A homogeneous rock layer \( Q \) of density 2600 kg/m³ is lying below homogeneous rock layer P of density 2400 kg/m³. A compressional wave travels from P to Q. On reaching the interface of P and Q, this wave is incident normally and gets reflected and refracted. The velocity of the compressional wave is 2.7 km/s in the rock layer P and 3.5 km/s in layer Q.
The ratio of reflection coefficient to the transmission coefficient at the interface is .......... (rounded off to two decimal places).

Hint:

Reflection and transmission coefficients depend on the acoustic impedance of the two layers.
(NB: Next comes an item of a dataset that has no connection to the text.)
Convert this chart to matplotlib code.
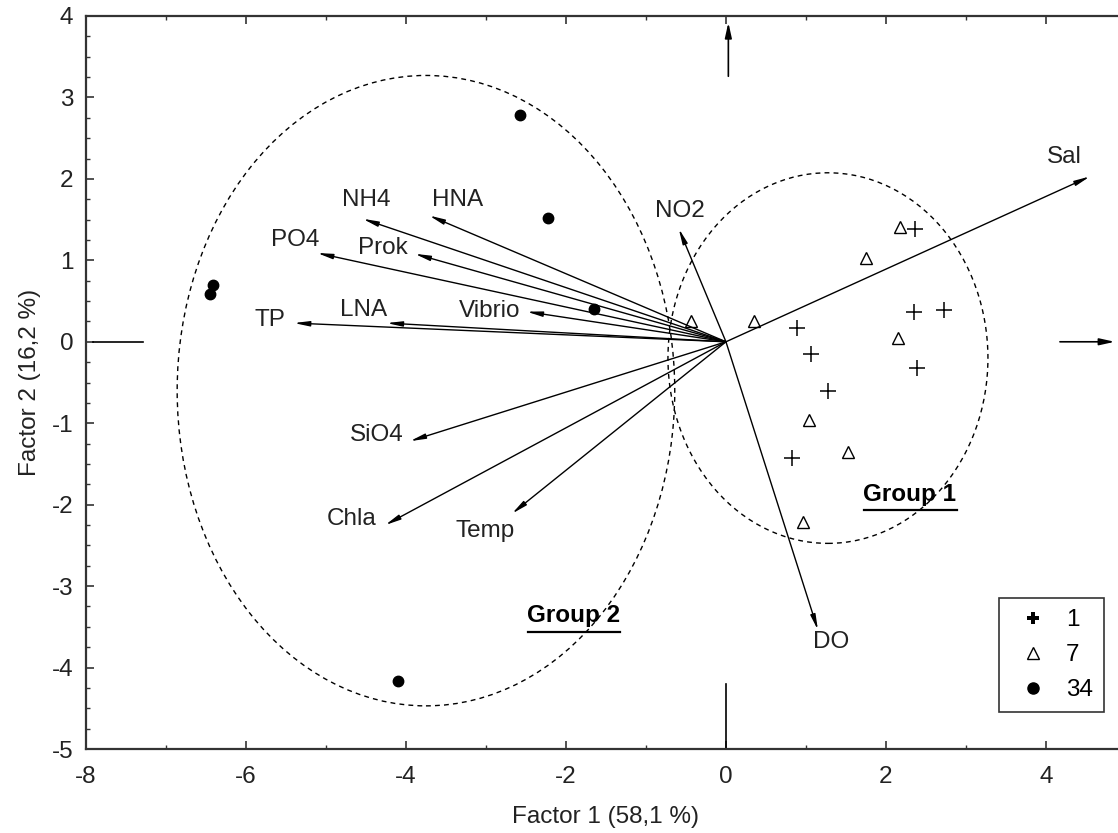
import matplotlib
matplotlib.use("Agg")
import matplotlib.pyplot as plt
from matplotlib.patches import Ellipse
from matplotlib.ticker import MultipleLocator

plt.rcParams['font.family'] = ['Liberation Sans', 'DejaVu Sans']
plt.rcParams['axes.unicode_minus'] = False

# Sample scores
plus_x = [2.36, 2.35, 2.725, 2.39, 0.89, 1.06, 1.275, 0.825]
plus_y = [1.38, 0.36, 0.39, -0.32, 0.17, -0.15, -0.61, -1.43]
tri_x = [-0.44, 0.35, 1.75, 2.175, 2.15, 1.04, 1.525, 0.96]
tri_y = [0.25, 0.26, 1.03, 1.41, 0.05, -0.96, -1.35, -2.21]
dot_x = [-2.575, -2.225, -1.65, -6.41, -6.45, -4.1]
dot_y = [2.79, 1.52, 0.405, 0.70, 0.59, -4.16]

# Variable loadings (arrow tips) and their labels
var_names = ["Sal", "NO2", "DO", "HNA", "NH4", "Prok", "PO4", "Vibrio",
             "LNA", "TP", "SiO4", "Chla", "Temp"]
var_x = [4.55, -0.59, 1.15, -3.71, -4.54, -3.89, -5.11, -2.49,
         -4.24, -5.4, -3.95, -4.26, -2.675]
var_y = [2.03, 1.39, -3.54, 1.55, 1.51, 1.08, 1.09, 0.37,
         0.23, 0.23, -1.22, -2.25, -2.11]
lab_x = [4.225, -0.575, 1.31, -3.35, -4.5, -4.29, -5.39, -2.95,
         -4.525, -5.7, -4.36, -4.675, -3.01]
lab_y = [2.27, 1.61, -3.69, 1.74, 1.74, 1.15, 1.25, 0.38,
         0.39, 0.27, -1.15, -2.17, -2.32]

FS = 17.5

fig = plt.figure(figsize=(11.18, 8.33), dpi=100)
ax = fig.add_axes([0.0769, 0.1008, 0.9302, 0.8800])
ax.set_xlim(-8, 5)
ax.set_ylim(-5, 4)

for s in ax.spines.values():
    s.set_linewidth(1.6)
    s.set_color('#333333')

ax.xaxis.set_major_locator(MultipleLocator(2))
ax.xaxis.set_minor_locator(MultipleLocator(1))
ax.yaxis.set_major_locator(MultipleLocator(1))
ax.yaxis.set_minor_locator(MultipleLocator(0.25))
ax.tick_params(which='both', direction='in', top=True, right=False,
               labelsize=FS, color='#333333', labelcolor='#222222')
ax.tick_params(which='major', length=6, width=1.2, pad=9)
ax.tick_params(axis='x', which='major', pad=12)
ax.tick_params(which='minor', length=3, width=1.0)
ax.set_xlabel("Factor 1 (58,1 %)", fontsize=FS, labelpad=13, color='#222222')
ax.set_ylabel("Factor 2 (16,2 %)", fontsize=FS, labelpad=8, color='#222222')

# Group ellipses
ax.add_patch(Ellipse((1.275, -0.2), 4.0, 4.55, fill=False, ls=(0, (3.5, 3)),
                     lw=1.0, color='black'))
ax.add_patch(Ellipse((-3.75, -0.6), 6.22, 7.74, fill=False, ls=(0, (3.5, 3)),
                     lw=1.0, color='black'))

# Loading arrows
for name, vx, vy, lx, ly in zip(var_names, var_x, var_y, lab_x, lab_y):
    ax.annotate("", xy=(vx, vy), xytext=(0, 0),
                arrowprops=dict(arrowstyle='-|>,head_length=0.9,head_width=0.15',
                                color='black', lw=1.0, shrinkA=0, shrinkB=0))
    ax.text(lx, ly, name, fontsize=FS, ha='center', va='center',
            color='#222222')

# Scaled-axis markers
ax.annotate("", xy=(0.03, 3.92), xytext=(0.03, 3.26),
            arrowprops=dict(arrowstyle='-|>,head_length=0.9,head_width=0.2',
                            color='black', lw=1.2, shrinkA=0, shrinkB=0))
ax.annotate("", xy=(4.86, 0), xytext=(4.175, 0),
            arrowprops=dict(arrowstyle='-|>,head_length=0.9,head_width=0.2',
                            color='black', lw=1.2, shrinkA=0, shrinkB=0))
ax.plot([0, 0], [-4.2, -5], color='black', lw=1.2)
ax.plot([-7.91, -7.29], [0, 0], color='black', lw=1.2)

# Samples
ax.plot(plus_x, plus_y, ls='none', marker='+', ms=11, mew=1.1, color='black')
ax.plot(tri_x, tri_y, ls='none', marker='^', ms=8.5, mew=1.0, mfc='white',
        mec='black')
ax.plot(dot_x, dot_y, ls='none', marker='o', ms=7.5, color='black')

# Group labels
ax.text(2.3, -1.87, "Group 1", fontsize=FS, fontweight='bold', ha='center',
        va='center')
ax.plot([1.73, 2.89], [-2.07, -2.07], color='black', lw=1.6)
ax.text(-1.91, -3.36, "Group 2", fontsize=FS, fontweight='bold', ha='center',
        va='center')
ax.plot([-2.48, -1.32], [-3.56, -3.56], color='black', lw=1.6)

# Legend
h1, = ax.plot([], [], ls='none', marker='P', ms=9, color='black', mew=0)
h2, = ax.plot([], [], ls='none', marker='^', ms=9, mfc='white', mec='black')
h3, = ax.plot([], [], ls='none', marker='o', ms=8, color='black')
leg = ax.legend([h1, h2, h3], ["1", "7", "34"], loc='upper left',
                bbox_to_anchor=(0.878, 0.2055), fontsize=FS, frameon=True,
                fancybox=False, edgecolor='black', handletextpad=0.4,
                borderpad=0.45, labelspacing=0.53, handlelength=1.9,
                borderaxespad=0)
leg.get_frame().set_linewidth(1.2)

fig.savefig("out.png", dpi=100)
Make sure to use the correct formula and units when calculating these values.

Answer 1

The reflection and transmission coefficients can be calculated using the following formulas:
\[ R = \frac{Z_2 - Z_1}{Z_2 + Z_1}, \quad T = \frac{2 Z_2}{Z_2 + Z_1} \] where: - \( R \) is the reflection coefficient, - \( T \) is the transmission coefficient, - \( Z_1 \) and \( Z_2 \) are the acoustic impedances of layers P and Q, respectively.
The acoustic impedance is given by:
\[ Z = \rho \times V \] where: - \( \rho \) is the density of the material, and - \( V \) is the velocity of the compressional wave in the material.
For layer P:
\[ Z_1 = 2400 \times 2.7 = 6480 \, {kg/m}^2{s} \] For layer Q:
\[ Z_2 = 2600 \times 3.5 = 9100 \, {kg/m}^2{s} \] Now, calculate the reflection and transmission coefficients:
\[ R = \frac{9100 - 6480}{9100 + 6480} = 0.18, \quad T = \frac{2 \times 9100}{9100 + 6480} = 0.82 \] Thus, the ratio of reflection coefficient to transmission coefficient is:
\[ \frac{R}{T} = \frac{0.18}{0.82} = 0.22 \] Therefore, the ratio of reflection coefficient to transmission coefficient is between 0.18 and 0.23.